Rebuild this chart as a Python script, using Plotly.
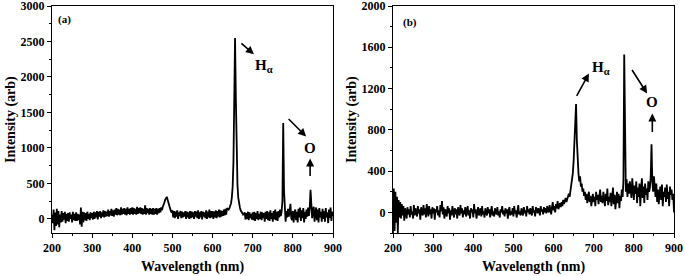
import plotly.graph_objects as go

wavelength = list(range(200, 901, 2))

intensity_a = [
    60, -60, 130, -160, 90, -100, 140, -80, 110, -120,
    60, -50, 110, -40, 80, -10, 100, -60, 70, -30,
    80, -40, 90, 0, 60, -50, 100, -20, 70, -30,
    90, -30, 70, -20, 60, -80, 160, -110, 100, -50,
    90, -20, 80, -30, 100, 0, 70, -20, 90, 10,
    80, -10, 100, 0, 90, 20, 110, -10, 100, 30,
    110, 10, 90, 30, 120, 20, 110, 30, 100, 40,
    130, 30, 110, 50, 140, 40, 120, 30, 130, 60,
    150, 50, 140, 60, 130, 50, 160, 60, 140, 70,
    150, 60, 140, 50, 160, 70, 140, 60, 150, 70,
    160, 60, 150, 70, 140, 60, 170, 70, 150, 80,
    160, 70, 150, 60, 140, 70, 190, 60, 150, 80,
    140, 60, 150, 70, 140, 60, 150, 60, 140, 70,
    150, 60, 140, 80, 150, 90, 160, 120, 170, 190,
    230, 270, 300, 310, 270, 220, 170, 130, 110, 90,
    120, 20, 110, 10, 100, 30, 120, 0, 90, 40,
    110, 10, 100, 20, 90, 30, 110, 0, 100, 20,
    90, 0, 110, 10, 100, 20, 90, 0, 110, 30,
    100, 10, 120, 0, 90, 20, 110, -10, 100, 30,
    90, 10, 120, 0, 100, 20, 130, 10, 110, 20,
    110, 0, 100, 20, 120, 10, 110, 30, 130, 20,
    120, 30, 110, 40, 130, 50, 140, 60, 150, 140,
    130, 150, 180, 220, 300, 450, 800, 1600, 2550, 1700,
    900, 480, 300, 210, 160, 120, 100, 80, 60, 70,
    90, -10, 80, 0, 100, -20, 90, 10, 70, -10,
    90, -20, 100, -30, 80, 0, 110, -20, 70, 0,
    100, -20, 90, 10, 80, -40, 100, 0, 110, -20,
    90, -30, 120, 0, 80, -40, 110, -10, 130, -20,
    100, -30, 110, 20, 130, 40, 100, 250, 1350, 400,
    90, -40, 110, 20, 140, 30, 110, 210, 10, -20,
    110, -50, 90, 130, -20, 100, -50, 140, 20, 160,
    -30, 120, 10, 150, -50, 100, 0, 130, 30, 160,
    40, 150, 410, 160, 10, 120, 170, -40, 110, 160,
    -20, 130, -50, 150, 20, 100, -40, 140, 0, 110,
    -40, 150, 20, 90, -60, 130, 10, 160, -30, 100,
    40,
]

intensity_b = [
    -200, 230, -180, 200, -100, 150, -200, 120, -50, 100,
    -60, 80, -30, 60, -80, 40, 0, -60, 50, -20,
    30, -50, 60, -20, 10, -60, 70, -30, 40, 0,
    -40, 60, -10, 30, -70, 50, 0, -30, 70, -20,
    40, -50, 80, 0, -40, 60, -20, 30, -60, 50,
    -10, 40, -70, 30, 0, 60, -30, 20, -50, 70,
    10, 110, -20, 50, -60, 30, 0, -40, 60, -10,
    40, -70, 20, -30, 60, 0, -50, 40, -20, 30,
    -60, 50, 0, -30, 70, -10, 40, -50, 20, -20,
    50, -40, 10, 60, -30, 20, -60, 40, 0, 30,
    -50, 80, -10, 30, -60, 20, 50, -30, 0, 40,
    -40, 60, -20, 10, -50, 40, 0, -30, 50, -10,
    30, -50, 20, 60, -30, 10, -40, 40, 0, -20,
    50, -30, 10, -50, 30, 0, 60, -20, 20, -40,
    40, -10, 30, -60, 20, 50, -30, 10, -20, 40,
    -40, 60, -10, 20, -50, 30, 70, -20, 10, -30,
    40, 0, -30, 50, -10, 20, -40, 60, 0, 30,
    -20, 40, 10, -30, 60, 0, 20, -40, 50, 10,
    -10, 40, 20, -30, 60, 10, 30, -20, 50, 0,
    40, -10, 60, 20, 0, 70, 30, -20, 50, 100,
    20, 60, 0, 80, 40, 110, 30, 70, 90, 50,
    100, 60, 120, 80, 110, 140, 100, 130, 160, 180,
    150, 200, 240, 300, 380, 500, 650, 850, 1050, 700,
    450, 380, 300, 350, 250, 280, 200, 230, 160, 200,
    120, 180, 90, 150, 200, 100, 160, 60, 130, 180,
    100, 150, 60, 200, 120, 170, 80, 140, 220, 100,
    160, 90, 200, 130, 60, 180, 110, 230, 70, 150,
    100, 190, 60, 140, 240, 80, 170, 30, 150, 200,
    90, 180, 40, 160, 110, 220, 150, 300, 1530, 400,
    200, 320, 150, 280, 180, 300, 220, 140, 330, 200,
    120, 260, 180, 300, 90, 240, 150, 280, 60, 220,
    330, 140, 250, 90, 280, 170, 230, 120, 300, 200,
    240, 350, 660, 300, 200, 350, 260, 150, 280, 100,
    220, 80, 180, 250, 120, 270, 60, 200, 150, 240,
    100, 270, 130, 200, 60, 250, 170, 220, 120, 180,
    0,
]

x_ticks = [200, 300, 400, 500, 600, 700, 800, 900]
y_ticks_a = [0, 500, 1000, 1500, 2000, 2500, 3000]
y_ticks_b = [0, 400, 800, 1200, 1600, 2000]

FONT = "Liberation Serif"
W, H = 685, 276

fig = go.Figure()
fig.add_trace(go.Scatter(x=wavelength, y=intensity_a, mode="lines",
                         line=dict(color="black", width=1.8), xaxis="x", yaxis="y",
                         showlegend=False, hoverinfo="skip"))
fig.add_trace(go.Scatter(x=wavelength, y=intensity_b, mode="lines",
                         line=dict(color="black", width=1.8), xaxis="x2", yaxis="y2",
                         showlegend=False, hoverinfo="skip"))

def xdom(a, b):
    return [a / W, b / W]

def ydom(top, bottom):
    return [1 - bottom / H, 1 - top / H]

tickfont = dict(family=FONT, size=12, color="black", weight="bold")
common_x = dict(range=[200, 900], tickvals=x_ticks, ticks="outside", ticklen=4,
                tickwidth=1, tickcolor="black", showline=True, linecolor="black",
                linewidth=1, mirror=True, showgrid=False, zeroline=False, automargin=False,
                ticklabeloverflow="allow",
                tickfont=tickfont, minor=dict(dtick=50, ticks="outside", ticklen=2,
                                              tickcolor="black", showgrid=False))
common_y = dict(ticks="outside", ticklen=4, tickwidth=1, tickcolor="black",
                showline=True, linecolor="black", linewidth=1, mirror=True, automargin=False,
                ticklabeloverflow="allow",
                showgrid=False, zeroline=False, tickfont=tickfont)

fig.update_layout(
    template="none",
    width=W, height=H, margin=dict(l=0, r=0, t=0, b=0, pad=0, autoexpand=False),
    paper_bgcolor="white", plot_bgcolor="white",
    xaxis=dict(domain=xdom(52, 333), anchor="y", **common_x),
    yaxis=dict(domain=ydom(6, 233), anchor="x", range=[-200, 3000], tickvals=y_ticks_a,
               minor=dict(dtick=250, tick0=0, ticks="outside", ticklen=2, tickcolor="black",
                          showgrid=False), **common_y),
    xaxis2=dict(domain=xdom(393, 674), anchor="y2", **common_x),
    yaxis2=dict(domain=ydom(6, 233), anchor="x2", range=[-200, 2000], tickvals=y_ticks_b,
                minor=dict(dtick=200, tick0=0, ticks="outside", ticklen=2, tickcolor="black",
                           showgrid=False), **common_y),
)

bold = lambda s: "<b>" + s + "</b>"
ann = []
labfont = dict(family=FONT, size=11, color="black")
hfont = dict(family=FONT, size=15, color="black")
ofont = dict(family=FONT, size=15, color="black")
C = dict(xanchor="center", yanchor="middle")

# panel labels
ann.append(dict(x=232, y=2809, xref="x", yref="y", text=bold("(a)"), showarrow=False, font=labfont, **C))
ann.append(dict(x=243, y=1842, xref="x2", yref="y2", text=bold("(b)"), showarrow=False, font=labfont, **C))

# panel a markers
ann.append(dict(x=703, y=2321, xref="x", yref="y", ax=-14, ay=-12, text="", showarrow=True,
                arrowhead=2, arrowsize=1, arrowwidth=1.6, arrowcolor="black"))
ann.append(dict(x=729, y=2150, xref="x", yref="y", text=bold("H<sub>α</sub>"), showarrow=False, font=hfont, **C))
ann.append(dict(x=833, y=1160, xref="x", yref="y", ax=-19, ay=-19, text="", showarrow=True,
                arrowhead=2, arrowsize=1, arrowwidth=1.6, arrowcolor="black"))
ann.append(dict(x=843, y=1005, xref="x", yref="y", text=bold("O"), showarrow=False, font=ofont, **C))
ann.append(dict(x=843, y=849, xref="x", yref="y", ax=0, ay=19, text="", showarrow=True,
                arrowhead=2, arrowsize=1, arrowwidth=1.6, arrowcolor="black"))

# panel b markers
ann.append(dict(x=688, y=1346, xref="x2", yref="y2", ax=-13, ay=24, text="", showarrow=True,
                arrowhead=2, arrowsize=1, arrowwidth=1.6, arrowcolor="black"))
ann.append(dict(x=719, y=1400, xref="x2", yref="y2", text=bold("H<sub>α</sub>"), showarrow=False, font=hfont, **C))
ann.append(dict(x=833, y=1152, xref="x2", yref="y2", ax=-16, ay=-25, text="", showarrow=True,
                arrowhead=2, arrowsize=1, arrowwidth=1.6, arrowcolor="black"))
ann.append(dict(x=846, y=1065, xref="x2", yref="y2", text=bold("O"), showarrow=False, font=ofont, **C))
ann.append(dict(x=846, y=958, xref="x2", yref="y2", ax=0, ay=20, text="", showarrow=True,
                arrowhead=2, arrowsize=1, arrowwidth=1.6, arrowcolor="black"))

# axis titles
tfont = dict(family=FONT, size=14, color="black")
ann.append(dict(x=192.5 / W, y=1 - 267 / H, xref="paper", yref="paper", text=bold("Wavelength (nm)"),
                showarrow=False, font=tfont, **C))
ann.append(dict(x=533 / W, y=1 - 267 / H, xref="paper", yref="paper", text=bold("Wavelength (nm)"),
                showarrow=False, font=tfont, **C))
ann.append(dict(x=11 / W, y=1 - 120 / H, xref="paper", yref="paper", text=bold("Intensity (arb)"),
                showarrow=False, font=tfont, textangle=-90, **C))
ann.append(dict(x=352 / W, y=1 - 120 / H, xref="paper", yref="paper", text=bold("Intensity (arb)"),
                showarrow=False, font=tfont, textangle=-90, **C))

fig.update_layout(annotations=ann)
fig.write_html("out.html", config={"displayModeBar": False},
               post_script="document.body.style.margin='0';document.body.style.padding='0';")
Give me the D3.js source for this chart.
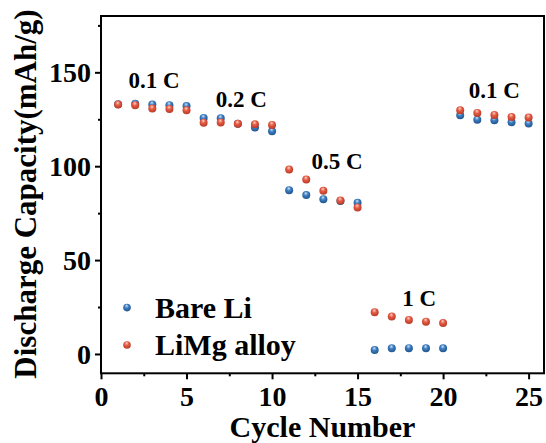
<!DOCTYPE html>
<html><head><meta charset="utf-8">
<script src="https://cdn.jsdelivr.net/npm/d3@7"></script>
<style>
html,body{margin:0;padding:0;background:#fff;}
text{font-family:"Liberation Serif","Times New Roman",serif;font-weight:bold;fill:#000;}
</style></head>
<body><svg id="c" width="546" height="443"></svg>
<script>
const cycles = [1,2,3,4,5,6,7,8,9,10,11,12,13,14,15,16,17,18,19,20,21,22,23,24,25];
const bareLi = [133.0,133.2,132.8,132.5,132.0,125.7,125.5,122.6,120.6,118.6,87.2,84.6,82.4,81.5,80.5,2.1,3.0,3.1,3.0,3.0,127.1,124.8,124.5,123.4,122.7];
const limgAlloy = [132.8,132.5,130.7,130.5,129.8,123.2,123.3,122.6,122.3,122.0,98.2,92.9,86.9,81.7,78.0,22.2,19.9,18.1,17.2,16.5,129.8,128.4,127.3,126.2,125.9];
const seriesNames = ["Bare Li","LiMg alloy"];
const xTicks = [0,5,10,15,20,25];
const yTicks = [0,50,100,150];
const xMinor = [2.5,7.5,12.5,17.5,22.5];
const yMinor = [25,75,125,175];
const rateLabels = ["0.1 C","0.2 C","0.5 C","1 C","0.1 C"];
const rateCycles = [3.1,8.2,13.8,18.6,23.0];
const rateValues = [141.5,131.5,98.5,25.5,136.5];

const svg = d3.select("#c");
const L=101,R=544,T=16,B=373.3;
const x = d3.scaleLinear().domain([0,25.9]).range([L,R]);
const y = d3.scaleLinear().domain([-10.3,180]).range([B,T]);

const defs = svg.append("defs");
function grad(id, light, base, dark){
  const g = defs.append("radialGradient").attr("id",id).attr("cx","0.45").attr("cy","0.4").attr("r","0.6").attr("fx","0.45").attr("fy","0.25");
  g.append("stop").attr("offset","0").attr("stop-color",light);
  g.append("stop").attr("offset","0.45").attr("stop-color",base);
  g.append("stop").attr("offset","1").attr("stop-color",dark);
}
grad("gb","#cfe2f5","#3b7dc0","#21558e");
grad("gr","#fbd2c8","#e55a43","#b83a27");
const fills = ["url(#gb)","url(#gr)"];

// frame
svg.append("rect").attr("x",L).attr("y",T).attr("width",R-L).attr("height",B-T)
  .attr("fill","none").attr("stroke","#000").attr("stroke-width",2);

// axes
const xAx = svg.append("g").attr("transform",`translate(0,${B})`)
  .call(d3.axisBottom(x).tickValues(xTicks).tickSize(6).tickPadding(3).tickFormat(d3.format("d")));
const xAm = svg.append("g").attr("transform",`translate(0,${B})`)
  .call(d3.axisBottom(x).tickValues(xMinor).tickSize(3).tickFormat(""));
const yAx = svg.append("g").attr("transform",`translate(${L},0)`)
  .call(d3.axisLeft(y).tickValues(yTicks).tickSize(6).tickPadding(4).tickFormat(d3.format("d")));
const yAm = svg.append("g").attr("transform",`translate(${L},0)`)
  .call(d3.axisLeft(y).tickValues(yMinor).tickSize(3).tickFormat(""));
[xAx,xAm,yAx,yAm].forEach(g=>{
  g.select(".domain").remove();
  g.selectAll("line").attr("stroke","#000").attr("stroke-width",2);
  g.selectAll("text").attr("font-size",28).attr("font-family",null);
});
xAx.selectAll("text").attr("dy","0.85em");
yAx.selectAll("text").attr("dy","0.34em");

// series
[bareLi,limgAlloy].forEach((vals,i)=>{
  svg.append("g").selectAll("circle").data(vals).join("circle")
    .attr("cx",(d,j)=>x(cycles[j])).attr("cy",d=>y(d)).attr("r",4)
    .attr("fill",fills[i]);
});

// rate labels
svg.append("g").selectAll("text").data(rateLabels).join("text")
  .attr("x",(d,i)=>x(rateCycles[i])).attr("y",(d,i)=>y(rateValues[i]))
  .attr("text-anchor","middle").attr("font-size",23).text(d=>d);

// legend
const lg = svg.append("g");
const legY=[y(24.7),y(4.8)];
seriesNames.forEach((n,i)=>{
  lg.append("circle").attr("cx",127).attr("cy",legY[i]).attr("r",3.8).attr("fill",fills[i]);
  lg.append("text").attr("x",155).attr("y",legY[i]+10.5).attr("font-size",30).text(n);
});

// titles
svg.append("text").attr("x",(L+R)/2).attr("y",437).attr("text-anchor","middle")
  .attr("font-size",30).text("Cycle Number");
svg.append("text").attr("transform",`translate(36,194) rotate(-90)`).attr("text-anchor","middle")
  .attr("font-size",31).text("Discharge Capacity(mAh/g)");
</script></body></html>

◆ DIRECTION ◆
Repeat only the lines from the beginning of the material through the line containing "wavelength = list(range(200, 901, 2))", both ends kept, leaving pictures out.

◆ TASK RESULT ◆
Rebuild this chart as a Python script, using Plotly.
import plotly.graph_objects as go

wavelength = list(range(200, 901, 2))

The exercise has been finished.